Your objective: Extract, in full, the lines below, beginning at the first and ending with the line that contains "import numpy as np". Pictures do not belong in the copy.

[BEGIN Source material]

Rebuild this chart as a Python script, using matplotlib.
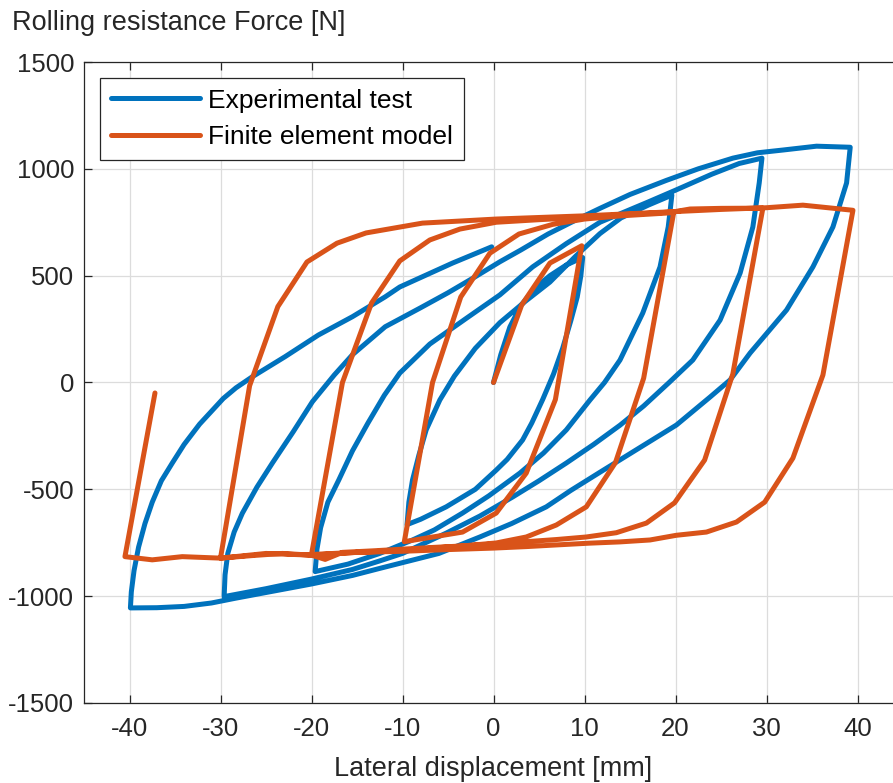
import matplotlib
matplotlib.use("Agg")
import matplotlib.pyplot as plt
import numpy as np

# ---------------- data ----------------
# Experimental test: branches of the hysteresis path (x mm, y N)
exp_initial_x = [0, 0.8, 1.8, 3.0, 4.5, 6.2, 8.0, 9.8]
exp_initial_y = [0, 130, 260, 360, 440, 500, 550, 585]
exp_d10_x = [9.8, 9.6, 9.2, 8.5, 7.6, 6.6, 5.4, 4.2, 3.2, 1.5, 0.3, -2.0, -5.2, -8.0, -9.5]
exp_d10_y = [585, 500, 400, 290, 160, 40, -80, -190, -269, -360, -410, -500, -582, -640, -665]
exp_a20_x = [-9.5, -9.3, -8.9, -8.2, -7.4, -5.9, -4.3, -2.0, 0.7, 3.5, 6.2, 9.0, 11.7, 14.0, 17.0, 19.6]
exp_a20_y = [-665, -560, -456, -340, -222, -82, 30, 160, 280, 380, 470, 590, 697, 770, 830, 877]
exp_d20_x = [19.6, 19.4, 19.2, 18.3, 16.4, 13.9, 12.2, 10.6, 8.0, 5.5, 2.9, -0.5, -3.4, -6.5, -8.9, -12.5, -16.0, -19.6]
exp_d20_y = [877, 800, 728, 541, 325, 105, 0, -82, -222, -330, -424, -530, -611, -690, -737, -800, -850, -885]
exp_a30_x = [-19.6, -19.4, -19.0, -18.2, -17.0, -15.5, -13.8, -12.0, -10.3, -7.0, -3.0, 0.7, 4.3, 8.0, 11.7, 14.5, 17.0, 20.0, 24.0, 27.0, 29.5]
exp_a30_y = [-885, -780, -680, -560, -456, -320, -190, -60, 44, 180, 300, 410, 541, 650, 750, 800, 845, 900, 975, 1025, 1050]
exp_d30_x = [29.5, 29.2, 28.5, 27.1, 24.9, 21.9, 19.3, 16.5, 13.9, 11.0, 8.0, 5.0, 2.1, -1.5, -5.2, -10.0, -12.5, -15.5, -20.0, -25.0, -29.6]
exp_d30_y = [1050, 934, 728, 512, 292, 105, 0, -110, -200, -290, -377, -460, -536, -625, -705, -800, -835, -875, -920, -965, -1002]
exp_a40_x = [-29.6, -29.5, -29.2, -28.5, -27.6, -26.0, -24.3, -22.0, -19.9, -17.5, -15.5, -11.9, -8.0, -5.0, -2.0, 0.7, 3.0, 6.0, 9.5, 11.7, 15.0, 19.0, 22.5, 26.3, 29.0, 31.8, 35.5, 39.2]
exp_a40_y = [-1002, -900, -800, -700, -612, -490, -377, -230, -90, 35, 130, 261, 350, 420, 495, 565, 620, 695, 770, 815, 880, 946, 1000, 1050, 1075, 1088, 1106, 1101]
exp_d40_x = [39.2, 38.8, 37.3, 35.1, 32.2, 28.2, 26.0, 23.8, 20.1, 15.3, 11.7, 8.5, 5.8, 2.0, -1.5, -6.0, -12.5, -15.5, -20.0, -25.0, -28.4, -31.0, -34.0, -37.0, -39.9]
exp_d40_y = [1101, 934, 728, 541, 339, 138, 12, -68, -199, -325, -420, -505, -582, -660, -723, -800, -870, -903, -943, -983, -1010, -1032, -1048, -1054, -1055]
exp_a0_x = [-39.9, -39.8, -39.5, -39.0, -38.3, -37.5, -36.5, -35.3, -34.0, -32.3, -31.0, -29.7, -28.3, -26.5, -22.9, -19.25, -15.5, -11.9, -10.3, -4.5, -0.2]
exp_a0_y = [-1055, -980, -880, -770, -660, -560, -460, -377, -290, -195, -135, -75, -25, 27, 121, 222, 308, 401, 447, 559, 635]

# Finite element model: polyline vertices (x mm, y N)
fem_x = [0, 3.1, 6.2, 9.7, 6.8, 3.6, 0.3, -3.4, -9.8,
         -6.7, -3.6, -0.4, 2.8, 6.5, 10.0, 14.0, 19.8,
         16.5, 13.4, 10.2, 6.9, 3.6, 0.3, -3.4, -6.7, -10.0, -13.3, -16.6, -20.0,
         -16.6, -13.4, -10.3, -7.0, -3.7, 0.3, 5.0, 9.5, 14.0, 19.7, 21.6, 25.0, 29.6,
         26.3, 23.2, 19.9, 16.8, 13.5, 10.2, 6.9, 3.6, 0.3, -3.4, -6.7, -10.0, -13.3, -16.6, -18.5, -20.0, -23.2, -26.5, -30.0,
         -26.8, -23.7, -20.5, -17.2, -14.0, -7.8, 0.3, 10.0, 20.0, 25.0, 30.0, 34.0, 39.5,
         36.2, 32.9, 29.8, 26.7, 23.4, 20.1, 17.2, 13.9, 10.5, 7.0, 3.6, 0.0, -5.0, -10.0, -15.0, -20.0, -25.0, -30.0, -34.2, -37.5, -40.5,
         -37.2]
fem_y = [0, 363, 559, 640, -80, -424, -611, -700, -745,
         0, 400, 605, 695, 740, 765, 780, 795,
         20, -375, -582, -667, -723, -751, -765, -775, -785, -792, -798, -805,
         0, 372, 569, 667, 718, 750, 762, 772, 785, 798, 812, 815, 816,
         40, -363, -563, -658, -703, -723, -735, -745, -755, -765, -772, -780, -788, -795, -828, -808, -800, -810, -822,
         -15, 355, 564, 652, 700, 746, 765, 780, 800, 810, 818, 830, 806,
         35, -354, -560, -653, -700, -715, -737, -746, -752, -760, -768, -775, -782, -790, -795, -808, -800, -822, -815, -830, -815,
         -49]

x_ticks = [-40, -30, -20, -10, 0, 10, 20, 30, 40]
y_ticks = [-1500, -1000, -500, 0, 500, 1000, 1500]

# ---------------- figure ----------------
plt.rcParams['font.family'] = ['Liberation Sans', 'DejaVu Sans']
W, H = 893, 783
fig = plt.figure(figsize=(W / 100, H / 100), dpi=100)
l, r, t, b = 84, 903, 62, 703
ax = fig.add_axes([l / W, 1 - b / H, (r - l) / W, (b - t) / H])

blue = '#0072BD'
orange = '#D95319'
txt = '#262626'

exp_x = np.concatenate([exp_initial_x, exp_d10_x, exp_a20_x, exp_d20_x, exp_a30_x,
                        exp_d30_x, exp_a40_x, exp_d40_x, exp_a0_x])
exp_y = np.concatenate([exp_initial_y, exp_d10_y, exp_a20_y, exp_d20_y, exp_a30_y,
                        exp_d30_y, exp_a40_y, exp_d40_y, exp_a0_y])

ax.plot(exp_x, exp_y, color=blue, lw=3.6, solid_joinstyle='round', solid_capstyle='round',
        label='Experimental test', zorder=3)
ax.plot(fem_x, fem_y, color=orange, lw=3.6, solid_joinstyle='round', solid_capstyle='round',
        label='Finite element model', zorder=4)

ax.set_xlim(-45, 45)
ax.set_ylim(-1500, 1500)
ax.set_xticks(x_ticks)
ax.set_yticks(y_ticks)
ax.set_xticklabels([str(v) for v in x_ticks])
ax.set_yticklabels([str(v) for v in y_ticks])
ax.grid(True, color='#dcdcdc', lw=0.9)
ax.set_axisbelow(True)
ax.tick_params(direction='in', length=6, width=0.9, colors=txt, labelsize=18.5,
               top=True, right=False)
ax.tick_params(axis='y', pad=7)
ax.tick_params(axis='x', pad=10)
for s in ['left', 'bottom', 'top']:
    ax.spines[s].set_color(txt)
    ax.spines[s].set_linewidth(0.9)
ax.spines['right'].set_visible(False)

ax.set_xlabel('Lateral displacement [mm]', fontsize=19.5, color=txt, labelpad=11)
fig.text(12 / W, 1 - 23 / H, 'Rolling resistance Force [N]', fontsize=19.5, color=txt,
         ha='left', va='center')

leg = ax.legend(loc='upper left', bbox_to_anchor=((100 - l) / (r - l), (b - 78) / (b - t)),
                borderaxespad=0, fontsize=19, handlelength=3.4, handletextpad=0.3,
                frameon=True, fancybox=False, edgecolor=txt, framealpha=1,
                borderpad=0.4, labelspacing=0.48)
leg.get_frame().set_linewidth(0.9)

fig.savefig('out.png', dpi=100)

[END Source material]

Problem solution:
Rebuild this chart as a Python script, using matplotlib.
import matplotlib
matplotlib.use("Agg")
import matplotlib.pyplot as plt
import numpy as np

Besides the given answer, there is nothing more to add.